YoloV3 + deepstream-app initialization time

itaowazard · November 11, 2019, 12:03pm

Hi,
Recently i get brand new Nvidia Xavier 16Gb (thx to NVidia cost policy update ^_^)
now, strait to the point
INPUT:
Nvidia Xavier 16GB, CUDA 10.0 JetPack 4.2.2 Deepstream 4.0.1
YoloV3 weights & config file downloaded with prebuild.sh shell script

GOAL
Check YoloV3 performance (compare to jetson TX2) via default (deepstreamSDK) deepstream-app utility.

RESULT
IT takes almost 5-6 MINUTES to build tensorRT engine (at least with this message processing log hangs during loading). Then, mpeg stream which set in cfg file are playing with correct speed (about 18 FPS) with correct detection. Please note, all performance configs and utils are set to MAX performance.
So question is, why yoloV3 network engine build costs that much time? (is it correct?)
YoloV2 builds much faster (about 2 minutes, but also has less layers)

Despite jetson Tx2 has almost 4-6 times less perfomance for video inferring by yoloV3 (according my tests) it took almost the same time to build network (6-8 minutes)

Any suggestions?

AastaLLL · November 12, 2019, 6:11am

Hi,

The problem here is the long building time of TensorRT engine.

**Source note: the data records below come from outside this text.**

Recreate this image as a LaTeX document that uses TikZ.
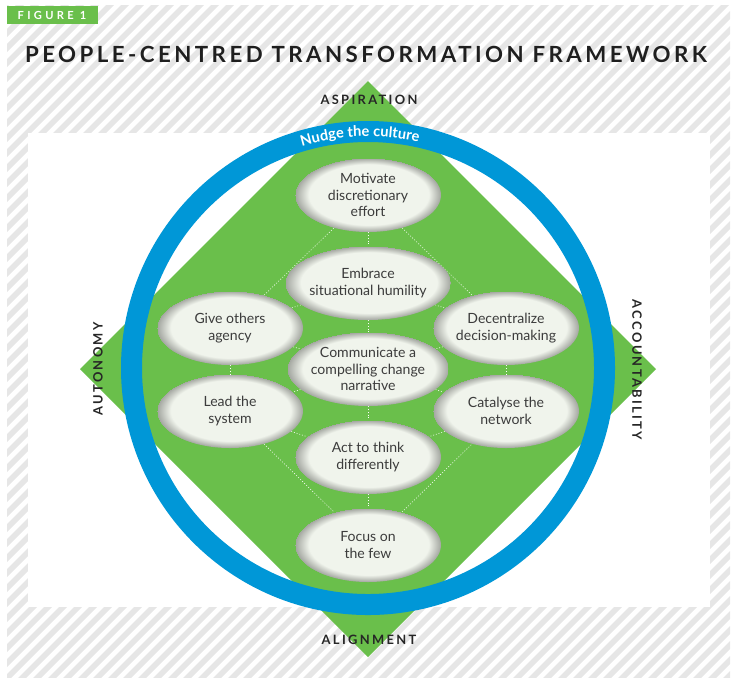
\documentclass[tikz,border=0pt]{standalone}
\usepackage{fontspec}
\setmainfont{Lato}
\newfontfamily\headfont[LetterSpace=15.5]{Lato}
\newfontfamily\axisfont[LetterSpace=18]{Lato}
\newfontfamily\tagfont[LetterSpace=30]{Lato}
\usetikzlibrary{shapes.geometric,decorations.text}
\definecolor{framegreen}{HTML}{6ABF4B}
\definecolor{ringblue}{HTML}{0097D7}
\definecolor{hatchgrey}{HTML}{E6E6E6}
\definecolor{ovalfill}{HTML}{F0F4EC}
\definecolor{ovalrim}{HTML}{A2A59F}
\definecolor{ovaltext}{HTML}{3C3C3C}
\pgfdeclareradialshading{ovalshade}{\pgfpoint{1.5bp}{1.5bp}}{color(0bp)=(ovalfill);color(20.5bp)=(ovalfill);color(25bp)=(ovalrim)}
\pgfdeclarelayer{backdrop}
\pgfdeclarelayer{lattice}
\pgfsetlayers{backdrop,lattice,main}
\tikzset{
	oval/.style={ellipse, shade, shading=ovalshade, minimum width=4.38cm, minimum height=2.22cm, inner sep=0pt, align=center, text=ovaltext, font=\fontsize{12}{14}\selectfont},
	latticeline/.style={white, line width=0.5pt, dash pattern=on 0.8pt off 1.6pt},
	hatchline/.style={hatchgrey, line width=0.17cm},
	axislabel/.style={text=black!85, font=\axisfont\bfseries\fontsize{11}{12}\selectfont}
}

\begin{document}
\begin{tikzpicture}[x=0.03cm, y=-0.03cm]
			%%%%% START %%%%%
			\useasboundingbox (0, 0) rectangle (740, 686);
			
			\begin{pgfonlayer}{backdrop}
				\begin{scope}
					\clip (7, 5) rectangle (730, 677);
					\foreach \k in {-680, -665, ..., 740}
						\draw[hatchline] (\k, 690) -- ++(690, -690);
				\end{scope}
				\fill[white] (28, 133) rectangle (710, 607);
				\fill[framegreen] (368, 81) -- (656, 369) -- (368, 657) -- (80, 369) -- cycle;
			\end{pgfonlayer}
			
			\fill[framegreen] (7, 6) rectangle (98, 24);
			\node[text=white, font=\tagfont\bfseries\fontsize{9.5}{10}\selectfont] (tag) at (52, 15) {FIGURE 1};
			\node[text=black!88, font=\headfont\bfseries\fontsize{19}{20}\selectfont] (title) at (366, 54) {PEOPLE-CENTRED TRANSFORMATION FRAMEWORK};
			
			\node[oval] (motivate) at (368, 195) {Motivate\\discretionary\\effort};
			\node[oval] (embrace) at (368, 283) {Embrace\\situational humility};
			\node[oval] (narrative) at (368, 369) {Communicate a\\compelling change\\narrative};
			\node[oval] (act) at (368, 457) {Act to think\\differently};
			\node[oval] (focus) at (368, 545) {Focus on\\the few};
			
			\node[oval] (agency) at (230, 328) {Give others\\agency};
			\node[oval] (system) at (230, 411) {Lead the\\system};
			\node[oval] (decentral) at (506, 328) {Decentralize\\decision-making};
			\node[oval] (network) at (506, 411) {Catalyse the\\network};
			
			\begin{pgfonlayer}{lattice}
				\draw[latticeline] (motivate) -- (embrace) -- (narrative) -- (act) -- (focus);
				\draw[latticeline] (agency) -- (system);
				\draw[latticeline] (decentral) -- (network);
				\draw[latticeline] (agency) -- (motivate) -- (decentral);
				\draw[latticeline] (system) -- (focus) -- (network);
				\draw[latticeline] (embrace) -- (agency) -- (narrative) -- (system) -- (act);
				\draw[latticeline] (embrace) -- (decentral) -- (narrative) -- (network) -- (act);
			\end{pgfonlayer}
			
			\draw[ringblue, line width=0.63cm] (368, 368) circle (236.5);
			\path[decorate, decoration={text along path, text align=center,
				text={|\color{white}\bfseries\fontsize{12.5}{13}\selectfont|Nudge the culture}}]
				(368, 368) ++(248:231.5) arc (248:288:231.5);
			
			\node[axislabel] (aspiration) at (369, 100) {ASPIRATION};
			\node[axislabel] (alignment) at (369, 640) {ALIGNMENT};
			\node[axislabel, rotate=90] (autonomy) at (98, 369) {AUTONOMY};
			\node[axislabel, rotate=-90] (accountability) at (637, 370) {ACCOUNTABILITY};
			%%%%% END %%%%%
\end{tikzpicture}
\end{document}
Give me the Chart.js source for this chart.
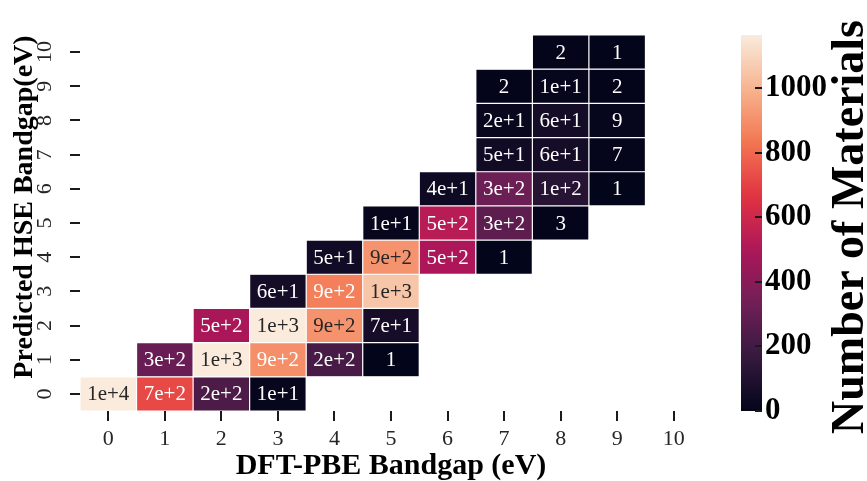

In the building stage, TensorRT will evaluation each kernel’s runtime and pick a fast one.
This evaluation will go through each layer so the building time is expected to be longer for the model with more layers.
Also, both Xavier and TX2 need to evaluate all the possible kernel. The building time will be similar.

Please noticed that the engine building is an one-time job.
You can launch TensorRT directly with the serialized engine from second time.

Thanks.

itaowazard · November 12, 2019, 7:47am

Hi AastaLLL,
tnx for the fast answer.

i see, it is very pity that performance boost available for Xavier cannot avoid initialization time.